Hi, welcome!
That is a pretty loose tangle you've got there. You might already have read http://www.polargraph.co.uk/2016/03/geomerative-polygonizer/ and DaniK and Visualbyte's threads referred to in that blogpost.
Does changing the polygonizer and upping the polygonizer length help? That changes how the vector is loaded and has different effects on drawings of different scales.
Are you tightly zoomed-in on that picture? The "shortest vector" slider will filter out lines that are shorter than the number, and the measurement of distance is in motor steps.
Some of your smallest features (like the text outlines) will just get completely filtered out of existence by a high "shortest vector" setting, and it is very possible to load vector art that simply cannot be expressed by the machine - shapes that fall in between the native grid system of the machine. When "shortest vector" is 0 in these cases, it'll still get a mark of some sort probably, but very small multi-point shapes often get collapsed into the same point, or a plain line.
So some of your features just don't show up: They've been filtered out by the "shortest vector" filter.
It doesn't explain why you've got such inaccurate corner fidelity though - the circles of the screwheads are rendered as triangles. I've sometimes improved situations like this by changing to the other polygonizer style (0) and bumping the polygonizer length up. You'll get a slightly different effect that might be considered better.
But... If your machine just doesn't have a resolution for it, you'll always get some collapsing going on, it's just finding the combination of settings that collapses in the most aesthetically pleasing way.

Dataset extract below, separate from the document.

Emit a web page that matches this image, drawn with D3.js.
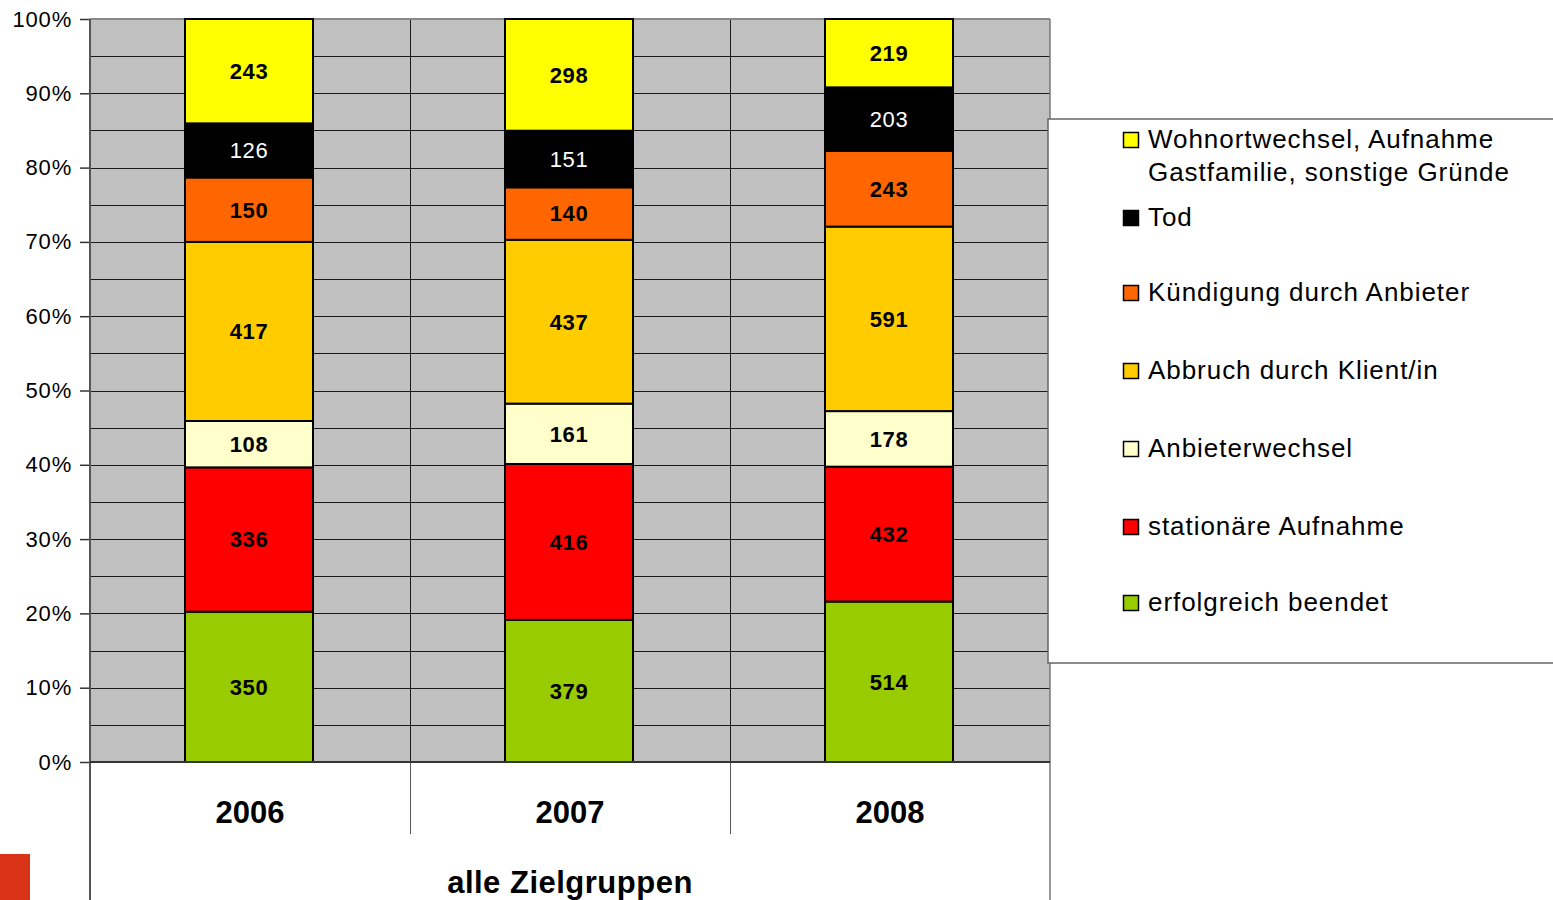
<!DOCTYPE html>
<html>
<head>
<meta charset="utf-8">
<script src="https://cdn.jsdelivr.net/npm/d3@7"></script>
<style>
  body { margin: 0; background: #fff; }
  svg { display: block; font-family: "Liberation Sans", Arial, Helvetica, sans-serif; }
</style>
</head>
<body>
<svg id="chart" width="1553" height="900"></svg>
<script>
// categories (years)
const years = ["2006", "2007", "2008"];

// series, bottom to top
const seriesNames = [
    "erfolgreich beendet",
    "stationäre Aufnahme",
    "Anbieterwechsel",
    "Abbruch durch Klient/in",
    "Kündigung durch Anbieter",
    "Tod",
    "Wohnortwechsel, Aufnahme Gastfamilie, sonstige Gründe"
];
const seriesColors = ["#99cc00", "#ff0000", "#ffffcc", "#ffcc00", "#ff6600", "#000000", "#ffff00"];

// counts per series, one value per year
const erfolgreich = [350, 379, 514];
const stationaer = [336, 416, 432];
const anbieterwechsel = [108, 161, 178];
const abbruch = [417, 437, 591];
const kuendigung = [150, 140, 243];
const tod = [126, 151, 203];
const wohnort = [243, 298, 219];

const yTicks = [0, 0.1, 0.2, 0.3, 0.4, 0.5, 0.6, 0.7, 0.8, 0.9, 1];
const xTitle = "alle Zielgruppen";

const seriesValues = [erfolgreich, stationaer, anbieterwechsel, abbruch, kuendigung, tod, wohnort];

const svg = d3.select("#chart");
const plot = { left: 90, right: 1050, top: 19, bottom: 762 };

const x = d3.scaleBand().domain(years).range([plot.left, plot.right]).paddingInner(0).paddingOuter(0);
const y = d3.scaleLinear().domain([0, 1]).range([plot.bottom, plot.top]);
const barWidth = 128;

// plot background
svg.append("rect")
    .attr("x", plot.left)
    .attr("y", plot.top)
    .attr("width", plot.right - plot.left)
    .attr("height", plot.bottom - plot.top)
    .attr("fill", "#c0c0c0");

// horizontal grid every 5%
const gridValues = d3.range(1, 20).map(d => d * 0.05);
svg.append("g")
    .selectAll("line")
    .data(gridValues)
    .enter()
    .append("line")
    .attr("x1", plot.left)
    .attr("x2", plot.right)
    .attr("y1", d => Math.round(y(d)) + 0.5)
    .attr("y2", d => Math.round(y(d)) + 0.5)
    .attr("stroke", "#1a1a1a")
    .attr("stroke-width", 1);

// vertical category separators (inside plot and below axis)
years.slice(1).forEach(yr => {
    const xx = Math.round(x(yr)) + 0.5;
    svg.append("line")
        .attr("x1", xx).attr("x2", xx)
        .attr("y1", plot.top).attr("y2", plot.bottom)
        .attr("stroke", "#1a1a1a");
    svg.append("line")
        .attr("x1", xx).attr("x2", xx)
        .attr("y1", plot.bottom).attr("y2", 834)
        .attr("stroke", "#555");
});

// plot border top / right
svg.append("line")
    .attr("x1", plot.left).attr("x2", plot.right)
    .attr("y1", plot.top).attr("y2", plot.top)
    .attr("stroke", "#888").attr("stroke-width", 2);
svg.append("line")
    .attr("x1", plot.right).attr("x2", plot.right)
    .attr("y1", plot.top).attr("y2", 900)
    .attr("stroke", "#777").attr("stroke-width", 1.5);

// stacked percentage data
const table = years.map((yr, i) => {
    const row = { year: yr };
    seriesNames.forEach((name, s) => { row[name] = seriesValues[s][i]; });
    return row;
});
const stack = d3.stack().keys(seriesNames).offset(d3.stackOffsetExpand);
const layers = stack(table);

layers.forEach((layer, s) => {
    const g = svg.append("g");
    layer.forEach((d, i) => {
        const cx = x(years[i]) + x.bandwidth() / 2 - 1;
        const y0 = y(d[0]);
        const y1 = y(d[1]);
        g.append("rect")
            .attr("x", cx - barWidth / 2)
            .attr("y", y1)
            .attr("width", barWidth)
            .attr("height", y0 - y1)
            .attr("fill", seriesColors[s])
            .attr("stroke", "#000")
            .attr("stroke-width", 2);
        g.append("text")
            .text(seriesValues[s][i])
            .attr("x", cx)
            .attr("y", (y0 + y1) / 2)
            .attr("dy", "0.36em")
            .attr("text-anchor", "middle")
            .attr("font-size", 22)
            .attr("letter-spacing", 0.6)
            .attr("font-weight", seriesNames[s] == "Tod" ? "normal" : "bold")
            .attr("fill", seriesNames[s] == "Tod" ? "#fff" : "#000");
    });
});

// y axis
const yAxis = svg.append("g")
    .attr("transform", "translate(" + plot.left + ",0)")
    .call(d3.axisLeft(y).tickValues(yTicks).tickFormat(d3.format(".0%")).tickSize(10).tickPadding(8));
yAxis.select(".domain").remove();
yAxis.selectAll(".tick line").attr("stroke", "#333").attr("stroke-width", 1.5);
yAxis.selectAll(".tick text")
    .attr("font-family", "Liberation Sans, Arial, sans-serif")
    .attr("font-size", 22)
    .attr("letter-spacing", 0.8)
    .attr("fill", "#000");

// left axis line running to the bottom
svg.append("line")
    .attr("x1", plot.left).attr("x2", plot.left)
    .attr("y1", plot.top).attr("y2", 900)
    .attr("stroke", "#555").attr("stroke-width", 2);

// x axis baseline
svg.append("line")
    .attr("x1", plot.left).attr("x2", plot.right)
    .attr("y1", plot.bottom).attr("y2", plot.bottom)
    .attr("stroke", "#333").attr("stroke-width", 2);

// category labels
svg.append("g")
    .selectAll("text")
    .data(years)
    .enter()
    .append("text")
    .text(d => d)
    .attr("x", d => x(d) + x.bandwidth() / 2)
    .attr("y", 823)
    .attr("text-anchor", "middle")
    .attr("font-size", 31)
    .attr("font-weight", "bold");

svg.append("text")
    .text(xTitle)
    .attr("x", (plot.left + plot.right) / 2)
    .attr("y", 893)
    .attr("text-anchor", "middle")
    .attr("font-size", 31)
    .attr("letter-spacing", 0.5)
    .attr("font-weight", "bold");

// legend
svg.append("rect")
    .attr("x", 1048)
    .attr("y", 119)
    .attr("width", 520)
    .attr("height", 544)
    .attr("fill", "#fff")
    .attr("stroke", "#666")
    .attr("stroke-width", 1.5);

const legendRows = [
    { s: 6, y: 139, lines: ["Wohnortwechsel, Aufnahme", "Gastfamilie, sonstige Gründe"] },
    { s: 5, y: 217, lines: ["Tod"] },
    { s: 4, y: 292, lines: ["Kündigung durch Anbieter"] },
    { s: 3, y: 370, lines: ["Abbruch durch Klient/in"] },
    { s: 2, y: 448, lines: ["Anbieterwechsel"] },
    { s: 1, y: 526, lines: ["stationäre Aufnahme"] },
    { s: 0, y: 602, lines: ["erfolgreich beendet"] }
];
const legend = svg.append("g");
legendRows.forEach(row => {
    legend.append("rect")
        .attr("x", 1123.5)
        .attr("y", row.y - 6.5)
        .attr("width", 15)
        .attr("height", 15)
        .attr("fill", seriesColors[row.s])
        .attr("stroke", "#000")
        .attr("stroke-width", 1.5);
    row.lines.forEach((ln, k) => {
        legend.append("text")
            .text(ln)
            .attr("x", 1148)
            .attr("y", row.y + k * 33)
            .attr("dy", "0.36em")
            .attr("font-size", 26)
            .attr("letter-spacing", 0.95);
    });
});

// red corner block
svg.append("rect")
    .attr("x", 0).attr("y", 854)
    .attr("width", 30).attr("height", 46)
    .attr("fill", "#d93318");
</script>
</body>
</html>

Improving resolution is discussed in those posts referred to above (DaniK's), but it's mostly a hardware problem that can be improved with a better machine implementation.
Note that Polargraph isn't focussed on being a high-fidelity plotter, and small scale precision work really is where it shines the worst! It is also very easy to forget that the important thing is what it looks like in pen, on paper and the pen, the paper, the speed and the angle and pressure, the stretch and inertia of the gondola, the friction of the tip and the gentleness of the penlift all have an effect on the impression that is greater than the exact shape of the corners could deliver. I've often got fixated on trying to get small details rendered on screen, and forgotten that when I'm actually drawing it, the pen tip itself is physically larger than the entire detail - it's literally impossible for that shape to be expressed by that pen. That's the main reason I have never worked to improve that base resolution - at a certain stage it all collapses into the same gloopy pen mark.
Hopefully that helps, let us know how you get on!